Feb. 20 (UPI) -- Google has developed an artificial intelligence algorithm that can assess someone's risk for heart disease by looking at their retinas.
The tech giant says its method is as reliable as a doctor conducting a blood test, according to a study published Monday in the journal Nature Biomedical Engineering.
Google's software, developed with its health-tech subsidiary Verily, analyzes data, including an individual's age, blood pressure and whether they smoke, to assess risk. Retinal characteristics include a variety of "features, patterns, colors, values and shapes," Google said.
"The caveat to this is that it's early, [and] we trained this on a small data set," Google's lead researcher, Lily Peng, lead researcher on the project, told USA Today. "We think that the accuracy of this prediction will go up a little bit more as we kind of get more comprehensive data. Discovering that we could do this is a good first step. But we need to validate."
Google and Verily's scientists in Mountain View, Calif., used machine learning to analyze a medical dataset of 284,335 patients and validated on two independent datasets of 12,026 and 999 patients.
"We predicted cardiovascular risk factors not previously thought to be present or quantifiable in retinal images, such as age, gender, smoking status, systolic blood pressure and major adverse cardiac events," researchers wrote in the study. "We also show that the trained deep-learning models used anatomical features, such as the optic disc or blood vessels, to generate each prediction."
The rear interior wall of the eye, called the fundus, contains blood vessels that reflect the body's overall health.
With 70 percent accuracy, Google researchers were able to predict who had a cardiovascular event in the past five years and who didn't. This compares well to medical professionals using blood tests called SCORE, which have a 72 percent successful prediction rate.
Google developed a "heatmap," which is a graphical representation of data that determined which pixels in an image have the most significance in a specific risk factor. For example, in making predictions about blood pressure, Google's algorithm paid more attention to blood vessels.
"Pattern recognition and making use of images is one of the best areas for AI right now," said Harlan M. Krumholz, a professor of medicine and director of Yale's Center for Outcomes Research and Evaluation. "And this is going to come from photographs and sensors and a whole range of devices that will help us essentially improve the physical examination and I think more precisely hone our understanding of disease and individuals and pair it with treatments."'
Google's Peng predicts it will be years before doctors will be able to use the retinal technology but says "it's not just when it's going to be used, but how it's going to be used."

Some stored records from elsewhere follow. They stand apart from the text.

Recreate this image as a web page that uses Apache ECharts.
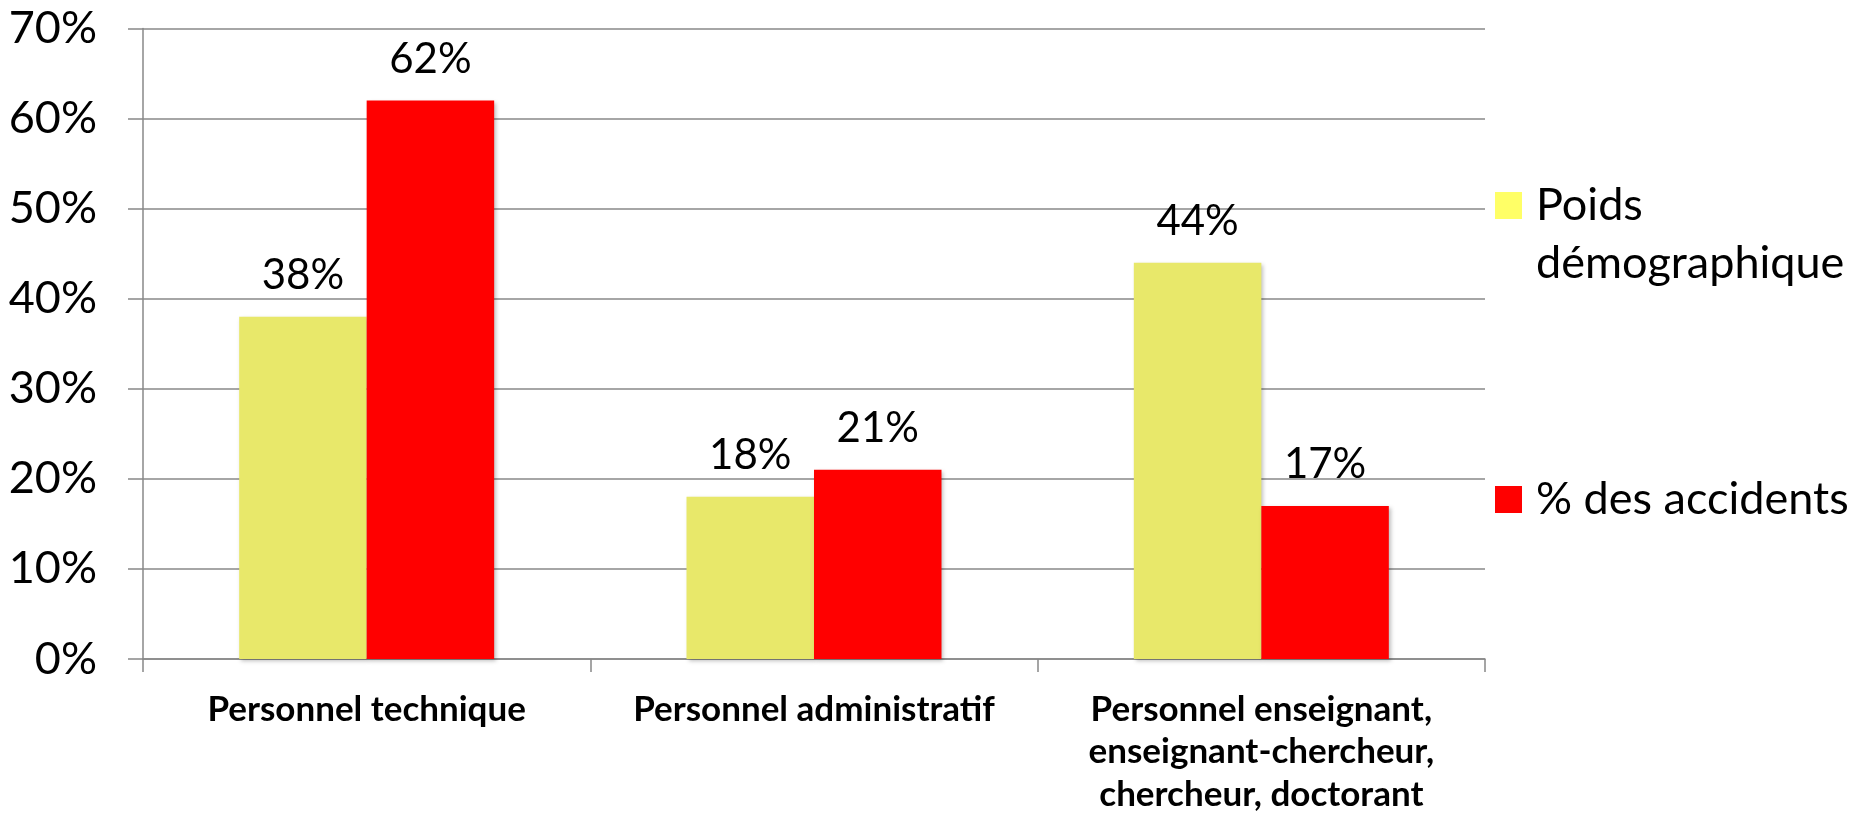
<!DOCTYPE html>
<html>
<head>
<meta charset="utf-8">
<script src="https://cdn.jsdelivr.net/npm/echarts@6/dist/echarts.min.js"></script>
<style>
  html, body { margin: 0; padding: 0; background: #fff; }
  #chart { width: 1861px; height: 817px; }
</style>
</head>
<body>
<div id="chart"></div>
<script>
const categories = [
  'Personnel technique',
  'Personnel administratif',
  'Personnel enseignant,\nenseignant-chercheur,\nchercheur, doctorant'
];
const seriesNames = ['Poids démographique', '% des accidents'];
const poidsDemographique = [38, 18, 44];
const pctAccidents = [62, 21, 17];
const yTicks = { min: 0, max: 70, interval: 10 };

const FONT = 'Lato';
const chart = echarts.init(document.getElementById('chart'));

const barShadow = {
  shadowColor: 'rgba(0,0,0,0.25)',
  shadowBlur: 4,
  shadowOffsetX: 2,
  shadowOffsetY: 2
};

const legendRich = {
  t: { fontFamily: FONT, fontSize: 45, color: '#000', lineHeight: 58, padding: [0, 0, 0, 9] }
};

const option = {
  backgroundColor: '#ffffff',
  animation: false,
  grid: { left: 143, right: 376, top: 28.5, bottom: 158, containLabel: false },
  legend: [
    {
      data: [{ name: seriesNames[0], itemStyle: { color: '#FFFF66' } }],
      left: 1495, top: 118.5,
      orient: 'vertical',
      padding: 0,
      itemWidth: 27, itemHeight: 27,
      icon: 'rect',
      formatter: function () { return '{t|\u00a0}\n{t|Poids}\n{t|démographique}'; },
      textStyle: { fontFamily: FONT, fontSize: 45, color: '#000', lineHeight: 58, rich: legendRich }
    },
    {
      data: [seriesNames[1]],
      left: 1495, top: 470.5,
      orient: 'vertical',
      padding: 0,
      itemWidth: 27, itemHeight: 27,
      icon: 'rect',
      formatter: function (name) { return '{t|' + name + '}'; },
      textStyle: { fontFamily: FONT, fontSize: 45, color: '#000', lineHeight: 58, rich: legendRich }
    }
  ],
  xAxis: {
    type: 'category',
    data: categories,
    axisLine: { show: true, lineStyle: { color: '#888', width: 1.5 } },
    axisTick: { show: true, length: 13, alignWithLabel: false, lineStyle: { color: '#888', width: 1.5 } },
    axisLabel: {
      fontFamily: FONT, fontWeight: 'bold', fontSize: 35, color: '#000',
      lineHeight: 42.5, margin: 29, interval: 0, align: 'center'
    }
  },
  yAxis: {
    type: 'value',
    min: yTicks.min, max: yTicks.max, interval: yTicks.interval,
    axisLine: { show: true, lineStyle: { color: '#888', width: 1.5 } },
    axisTick: { show: true, length: 15, lineStyle: { color: '#888', width: 1.5 } },
    splitLine: { show: true, lineStyle: { color: '#888', width: 1.5 } },
    axisLabel: {
      fontFamily: FONT, fontSize: 45, color: '#000', margin: 46,
      formatter: '{value}%'
    }
  },
  series: [
    {
      name: seriesNames[0],
      type: 'bar',
      data: poidsDemographique,
      barGap: '0%',
      barCategoryGap: '43%',
      itemStyle: Object.assign({ color: '#E8E86A' }, barShadow),
      label: {
        show: true, position: 'top', distance: 20,
        fontFamily: FONT, fontSize: 42, color: '#000',
        formatter: '{c}%'
      }
    },
    {
      name: seriesNames[1],
      type: 'bar',
      data: pctAccidents,
      barGap: '0%',
      barCategoryGap: '43%',
      itemStyle: Object.assign({ color: '#FF0000' }, barShadow),
      label: {
        show: true, position: 'top', distance: 20,
        fontFamily: FONT, fontSize: 42, color: '#000',
        formatter: '{c}%'
      }
    }
  ]
};
chart.setOption(option);
</script>
</body>
</html>
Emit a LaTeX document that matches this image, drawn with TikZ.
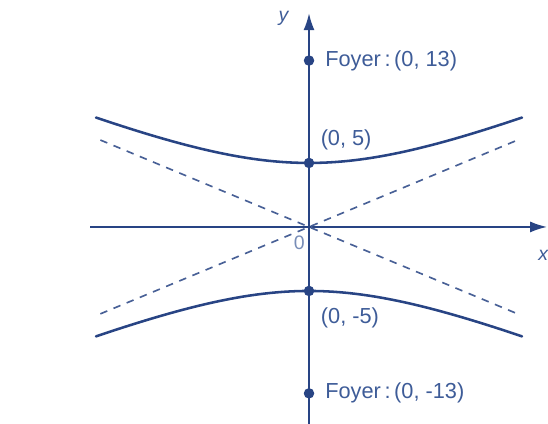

Aside from assessing heart disease risk, Peng hopes the technology can be applied in other areas, perhaps even cancer research.
"I am very excited about what this means for discovery," Peng said. "We hope researchers in other places will take what we have and build on it."
As part of its medical research, Google is collecting medical records of 10,000 individuals over four years.
"They're taking data that's been captured for one clinical reason and getting more out of it than we currently do," Luke Oakden-Rayner, a medical researcher at the University of Adelaide who specializes in machine learning analysis, told The Verge. "Rather than replacing doctors, it's trying to extend what we can actually do."